LUKoil determined to go ahead with Yalama project as LUKArco wavers

Oct 03, 1999 02:00 AM

Rim Bagmanov, a spokesman for LUKArco, said that the U.S.-Russian joint venture would decide what to do with an offshore field in the Azerbaijani section of the Caspian Sea by the end of October.
Arco (Atlantic Richfield Co), the U.S. partner in the venture, announced late in September that it had decided not to go ahead with plans to let LUKArco develop the concession, known as D-222 or Yalama.
No reason has been given for Arco's pull-out. Representatives of LUKoil, the Russian partner in the LUKArco venture, have speculated that Arco was shying away from big overseas commitments ahead of a planned take-over by BP-Amoco. Bagmanov noted that LUKoil had taken over Arco's interest in the field, thereby raising its stake in Yalama to 60%.
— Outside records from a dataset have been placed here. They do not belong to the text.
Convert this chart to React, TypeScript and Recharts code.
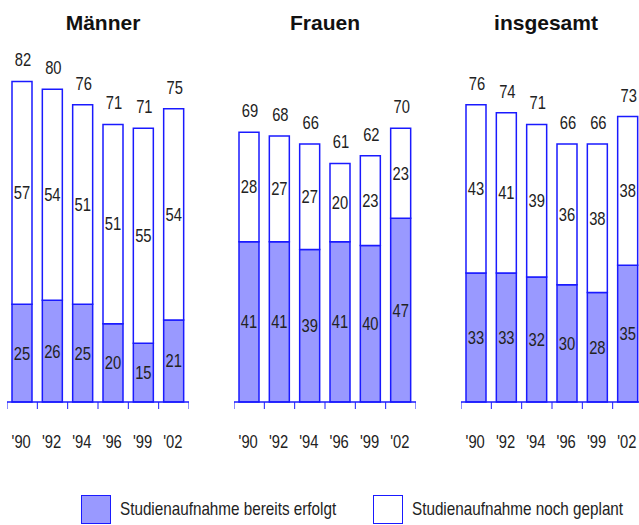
import React from 'react';
import { BarChart, Bar, XAxis, YAxis, LabelList } from 'recharts';

const years = ["'90", "'92", "'94", "'96", "'99", "'02"];

const maennerErfolgt = [25, 26, 25, 20, 15, 21];
const maennerGeplant = [57, 54, 51, 51, 55, 54];
const maennerGesamt = [82, 80, 76, 71, 71, 75];

const frauenErfolgt = [41, 41, 39, 41, 40, 47];
const frauenGeplant = [28, 27, 27, 20, 23, 23];
const frauenGesamt = [69, 68, 66, 61, 62, 70];

const insgesamtErfolgt = [33, 33, 32, 30, 28, 35];
const insgesamtGeplant = [43, 41, 39, 36, 38, 38];
const insgesamtGesamt = [76, 74, 71, 66, 66, 73];

const BLUE = '#1a1aff';
const FILL = '#9999ff';
const FONT = '"Liberation Sans", Arial, sans-serif';
const SQUEEZE = 0.82; // reference font is a condensed face
const PLOT_W = 182;
const BAND = PLOT_W / years.length;

const buildRows = (erfolgt: number[], geplant: number[], gesamt: number[]) =>
  years.map((year, i) => ({ year, erfolgt: erfolgt[i], geplant: geplant[i], gesamt: gesamt[i] }));

// narrow text drawn at (x, baseline y)
const NarrowText = ({ x, y, children }: { x: number; y: number; children: any }) => (
  <text
    transform={`translate(${x},${y}) scale(${SQUEEZE},1)`}
    textAnchor="middle"
    fontSize={18}
    fontFamily={FONT}
    fill="#222"
  >
    {children}
  </text>
);

const centerLabel = (props: any) => {
  const { x, y, width, height, value } = props;
  return <NarrowText x={x + width / 2} y={y + height / 2 + 6.4}>{value}</NarrowText>;
};

const topLabel = (props: any) => {
  const { x, y, width, value } = props;
  return <NarrowText x={x + width / 2 + 1} y={y - 15}>{value}</NarrowText>;
};

const YearTick = (props: any) => {
  const { x, y, payload, index } = props;
  const left = x - BAND / 2;
  return (
    <g>
      <line x1={left} y1={y} x2={left} y2={y + 7} stroke={BLUE} strokeWidth={1} />
      {index === years.length - 1 && (
        <line x1={left + BAND} y1={y} x2={left + BAND} y2={y + 7} stroke={BLUE} strokeWidth={1} />
      )}
      <NarrowText x={x - 1} y={y + 46}>{payload.value}</NarrowText>
    </g>
  );
};

function Panel({ title, left, titleShift, rows }: { title: string; left: number; titleShift: number; rows: any[] }) {
  return (
    <div style={{ position: 'absolute', left, top: 0, width: PLOT_W, height: 450 }}>
      <div
        style={{
          position: 'absolute',
          left: -40 + titleShift,
          width: PLOT_W + 80,
          top: 11,
          textAlign: 'center',
          fontFamily: FONT,
          fontWeight: 'bold',
          fontSize: 21,
          lineHeight: '24px',
          color: '#111',
          zIndex: 2,
        }}
      >
        {title}
      </div>
      <BarChart
        width={PLOT_W}
        height={450}
        data={rows}
        margin={{ top: 11, right: 0, left: 0, bottom: 0 }}
        style={{ overflow: 'visible' }}
      >
        <YAxis hide domain={[0, 100]} />
        <XAxis
          dataKey="year"
          height={48}
          interval={0}
          tickLine={false}
          tickSize={0}
          tickMargin={0}
          axisLine={{ stroke: BLUE, strokeWidth: 1.5 }}
          tick={YearTick}
        />
        <Bar dataKey="erfolgt" stackId="a" barSize={20} fill={FILL} stroke={BLUE} strokeWidth={1.5} isAnimationActive={false}>
          <LabelList dataKey="erfolgt" content={centerLabel} />
        </Bar>
        <Bar dataKey="geplant" stackId="a" barSize={20} fill="#ffffff" stroke={BLUE} strokeWidth={1.5} isAnimationActive={false}>
          <LabelList dataKey="geplant" content={centerLabel} />
          <LabelList dataKey="gesamt" content={topLabel} />
        </Bar>
      </BarChart>
    </div>
  );
}

const LegendItem = ({ left, fill, label }: { left: number; fill: string; label: string }) => (
  <div style={{ position: 'absolute', left, top: 494, height: 30, display: 'flex', alignItems: 'center', whiteSpace: 'nowrap' }}>
    <div style={{ width: 28, height: 27, background: fill, border: `1.5px solid ${BLUE}` }} />
    <span
      style={{
        marginLeft: 9,
        fontFamily: FONT,
        fontSize: 18.6,
        color: '#222',
        display: 'inline-block',
        transform: `scaleX(${SQUEEZE})`,
        transformOrigin: 'left center',
      }}
    >
      {label}
    </span>
  </div>
);

export default function App() {
  return (
    <div style={{ position: 'absolute', left: 0, top: 0, width: 639, height: 525, overflow: 'hidden', background: '#fff' }}>
      <Panel title="Männer" left={7} titleShift={5} rows={buildRows(maennerErfolgt, maennerGeplant, maennerGesamt)} />
      <Panel title="Frauen" left={234} titleShift={0} rows={buildRows(frauenErfolgt, frauenGeplant, frauenGesamt)} />
      <Panel title="insgesamt" left={461} titleShift={-6} rows={buildRows(insgesamtErfolgt, insgesamtGeplant, insgesamtGesamt)} />
      <LegendItem left={81} fill={FILL} label="Studienaufnahme bereits erfolgt" />
      <LegendItem left={373} fill="#ffffff" label="Studienaufnahme noch geplant" />
    </div>
  );
}
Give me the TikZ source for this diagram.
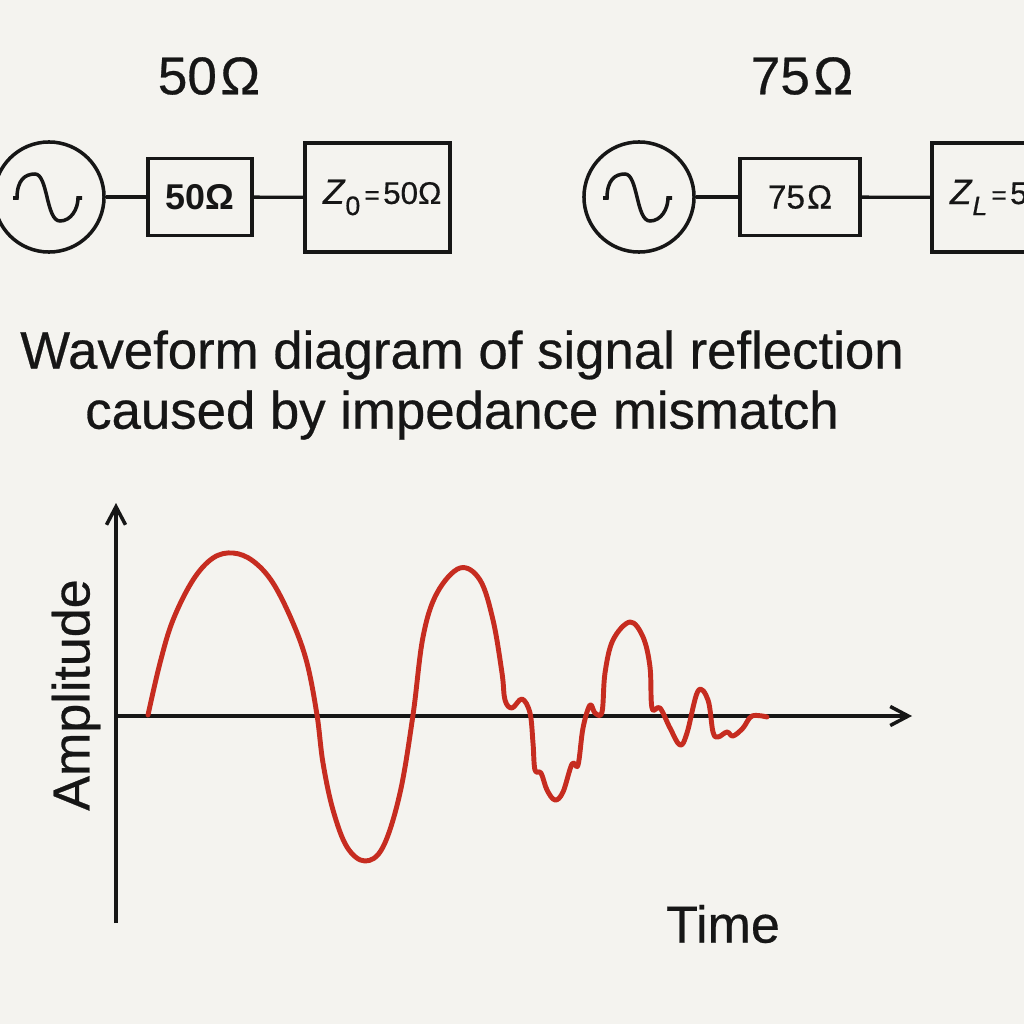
\documentclass[tikz,border=0pt]{standalone}
\usepackage{fontspec}
\setmainfont{Liberation Sans}
\newfontfamily\medfont[FakeBold=0.5]{Liberation Sans}
\usetikzlibrary{arrows.meta}
\definecolor{paper}{HTML}{F4F3EF}
\definecolor{ink}{HTML}{161616}
\definecolor{wavered}{HTML}{C62C20}
\newcommand{\zlabel}[2]{\hspace*{0.08cm}\medfont\textit{\fontsize{10}{12}\selectfont Z}\raisebox{-0.6ex}{\fontsize{7.6}{10}\selectfont #1}\kern1.2pt{\fontsize{7.4}{10}\selectfont =}\kern1pt\fontsize{8.9}{11}\selectfont #2}
\tikzset{
	gen/.style={circle, draw=ink, line width=1pt, minimum size=1.1cm, inner sep=0pt},
	linebox/.style={rectangle, draw=ink, line width=1.1pt, minimum height=0.77cm, inner sep=0pt, text=ink, font=\medfont\fontsize{9.5}{12}\selectfont},
	loadbox/.style={rectangle, draw=ink, line width=1.1pt, minimum height=1.09cm, text width=1.25cm, inner xsep=0.1cm, inner ysep=0pt, align=left, text=ink},
	wire/.style={draw=ink, line width=0.95pt},
	heading/.style={text=ink, inner sep=0pt, font=\medfont\fontsize{15.1}{18}\selectfont},
	axislabel/.style={text=ink, inner sep=0pt, font=\fontsize{14.8}{18}\selectfont},
	axisline/.style={draw=ink, line width=1pt, -{Straight Barb[length=1.8mm,width=1.9mm]}}
}
\begin{document}
\begin{tikzpicture}[x=0.01cm,y=-0.01cm]
	\useasboundingbox (0,0) rectangle (1024,1024);
	\clip (0,0) rectangle (1024,1024);
	\fill[paper] (0,0) rectangle (1024,1024);

	% headings
	\node[heading] (headleft) at (209,76) {50\kern1pt Ω};
	\node[heading] (headright) at (802,76) {75\kern1pt Ω};

	% circuits
	\node[gen] (genleft) at (49,197) {};
	\node[linebox, minimum width=1.04cm, font=\fontsize{10.2}{12}\bfseries\selectfont] (lineleft) at (200,197) {50Ω};
	\node[loadbox] (loadleft) at (377.5,197.5) {\zlabel{0}{50Ω}};
	\node[gen] (genright) at (639,197) {};
	\node[linebox, minimum width=1.2cm] (lineright) at (800,197) {75\kern0.6pt Ω};
	\node[loadbox] (loadright) at (1004.5,197.5) {\zlabel{\textit{L}}{5}};

	\draw[wire] (genleft) -- (lineleft);
	\draw[wire] (lineleft) -- (loadleft);
	\draw[wire] (genright) -- (lineright);
	\draw[wire] (lineright) -- (loadright);

	\foreach \g in {genleft,genright}
		\draw[ink, line width=1pt, shift={(\g.center)}] (-36,1) -- (-32,1) .. controls (-32,-17) and (-24,-23) .. (-14,-23) .. controls (-1,-23) and (-3,24) .. (11,24) .. controls (22,24) and (29,12) .. (29,1) -- (33,1);

	% title
	\node[text=ink, inner sep=0pt, align=center, font=\medfont\fontsize{15}{17.1}\selectfont] (title) at (462,385) {Waveform diagram of signal reflection\\caused by impedance mismatch};

	% axes
	\coordinate (origin) at (116,716);
	\coordinate (ybottom) at (116,923);
	\coordinate (ytop) at (116,503);
	\coordinate (xend) at (912,716);
	\draw[axisline] (ybottom) -- (ytop);
	\draw[axisline] (origin) -- (xend);
	\node[axislabel, rotate=90] (amplitude) at (76,695) {\medfont Amplitude};
	\node[axislabel] (timelabel) at (723,924) {\medfont Time};

	% reflected signal
	\draw[wavered, line width=1.4pt, line cap=round, line join=round] plot[smooth, tension=0.6] coordinates {
		(148,715) (160,663) (173,620) (193,580) (213,558) (233,553) (253,561) (273,583) (293,623) (307,663) (317,715)
		(323,763) (333,810) (347,847) (365,861) (383,847) (400,793) (413,715) (423,637) (437,593)
		(460,568) (480,580) (493,620) (502,673) (505,700) (512,708) (522,699) (530,713)
		(533,743) (535,770) (541,773) (547,790) (555,800) (563,792) (572,764) (578,765)
		(583,728) (590,705) (595,713) (602,712) (605,673) (613,640) (630,622) (643,637)
		(650,667) (652,708) (660,708) (670,728) (680,745) (687,733) (698,691) (708,700)
		(713,732) (718,737) (727,732) (733,736) (743,728) (752,716) (767,717)};
\end{tikzpicture}
\end{document}
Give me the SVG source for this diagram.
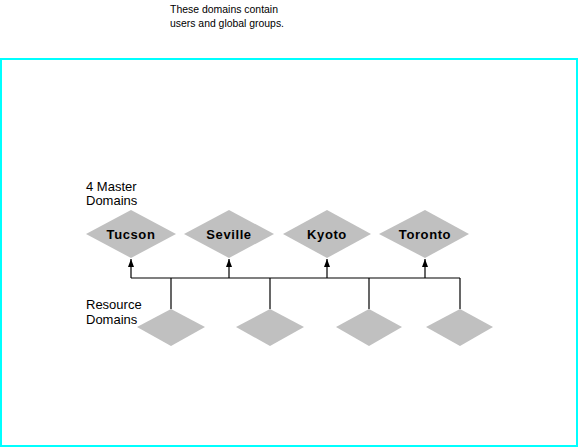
<svg xmlns="http://www.w3.org/2000/svg" width="578" height="447" viewBox="0 0 578 447">
<style>
.frame{fill:none;stroke:#00ffff;stroke-width:2}
.dia{fill:#c0c0c0;stroke:none}
.lbl{font-family:"Liberation Sans",Arial,sans-serif;font-size:13px;fill:#000}
.name{font-family:"Liberation Sans",Arial,sans-serif;font-size:13px;font-weight:bold;fill:#000;text-anchor:middle;letter-spacing:0.6px}
.note{font-family:"Liberation Sans",Arial,sans-serif;font-size:11px;fill:#000}
.wire{fill:none;stroke:#000;stroke-width:1.2}
</style>
<defs>
<marker id="ah" markerWidth="8" markerHeight="6" refX="8" refY="3" orient="auto" markerUnits="userSpaceOnUse" viewBox="0 0 8 6">
<path d="M0,0 L8,3 L0,6 Z" fill="#000"/>
</marker>
</defs>
<rect class="frame" x="1" y="59" width="576" height="387"/>
<text class="note" x="170" y="13" textLength="108" lengthAdjust="spacingAndGlyphs">These domains contain</text>
<text class="note" x="170" y="27" textLength="114" lengthAdjust="spacingAndGlyphs">users and global groups.</text>
<text class="lbl" x="86" y="191">4 Master</text>
<text class="lbl" x="86" y="205">Domains</text>
<text class="lbl" x="86" y="309">Resource</text>
<text class="lbl" x="86" y="324">Domains</text>
<g id="connectors">
<path class="wire" d="M131,278 H460"/>
<path class="wire" d="M131,278 V259" marker-end="url(#ah)"/>
<path class="wire" d="M229,278 V259" marker-end="url(#ah)"/>
<path class="wire" d="M327,278 V259" marker-end="url(#ah)"/>
<path class="wire" d="M425,278 V259" marker-end="url(#ah)"/>
<path class="wire" d="M171,278 V309"/>
<path class="wire" d="M270,278 V309"/>
<path class="wire" d="M369,278 V309"/>
<path class="wire" d="M460,278 V309"/>
</g>
<g id="tucson"><polygon class="dia" points="86,234 131,210 176,234 131,258"/><text class="name" x="131" y="239">Tucson</text></g>
<g id="seville"><polygon class="dia" points="184,234 229,210 274,234 229,258"/><text class="name" x="229" y="239">Seville</text></g>
<g id="kyoto"><polygon class="dia" points="283,234 327,210 371,234 327,258"/><text class="name" x="327" y="239">Kyoto</text></g>
<g id="toronto"><polygon class="dia" points="379,234 425,210 469,234 425,258"/><text class="name" x="425" y="239">Toronto</text></g>
<g id="res1"><polygon class="dia" points="137,327 171,309 205,327 171,346"/></g>
<g id="res2"><polygon class="dia" points="236,327 270,309 304,327 270,346"/></g>
<g id="res3"><polygon class="dia" points="336,327 369,309 402,327 369,346"/></g>
<g id="res4"><polygon class="dia" points="426,327 460,309 493,327 460,346"/></g>
</svg>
Several days later, LUKoil's First Vice President Leonid Fedun told that his company was determined to go through with the project even though the field's complicated geological structure posed certain difficulties. Preliminary seismic results indicate that the geological structures of the field, which had never been explored before LUKArco signed its contract, are scattered and broken up. The joint venture finished a geophysical survey of the concession earlier in 1999, and the results were due to be announced this month.
Fedun said that Yalama might hold up to 6 billion barrels (about 820 million metric tons) of crude oil. He cautioned, however, that it was too early to tell how much of the oil might be recoverable and how much unreachable. Test drilling will give LUKoil experts a better idea of the field's potential, he said.
The State Oil Company of Azerbaijan (SOCAR) said when the contract was signed two years ago that Yalama might hold up to 100 million metric tons of oil. Most experts believe, however, that the field may contain somewhere between 50 and 70 million metric tons of oil and an unknown amount of gas. LUKArco managers had said last spring that the project might be abandoned if the concession held less than 70 million metric tons of crude.LUKoil representatives said later, though, that the project would go forward even though Yalama appeared to hold just 360 million barrels (about 49.3 million metric tons) of oil.
Yalama is located right at in the northern edge of Azerbaijan's part of the Caspian Sea, adjacent to oil-bearing deposits off the coast of the Russian republic of Dagestan. (LUKoil has been awarded rights to the Russian section.) This part of the Caspian is generally believed to be less resource-rich than other sectors -- particularly the central Caspian, which is home to most of the biggest deposits. Moreover, the area lacks infrastructure. Yalama is 50 km from shore and in places under 800 meters of water. There are few pipelines nearby, and the field is 250 km away from the storage and transport facilities in Baku that are being used by other foreign consortia.
The 25-year contract for Yalama was signed by the State Oil Company of Azerbaijan (SOCAR) and LUKoil in the fall of 1997. LUKoil took a 60% interest in the project, and SOCAR retained 40%. (The Russian company filed documents in 1998 naming LUKArco as operator of the field.) LUKoil and SOCAR experts said at the time of the signing that the project might require investments of $ 2.5 billion.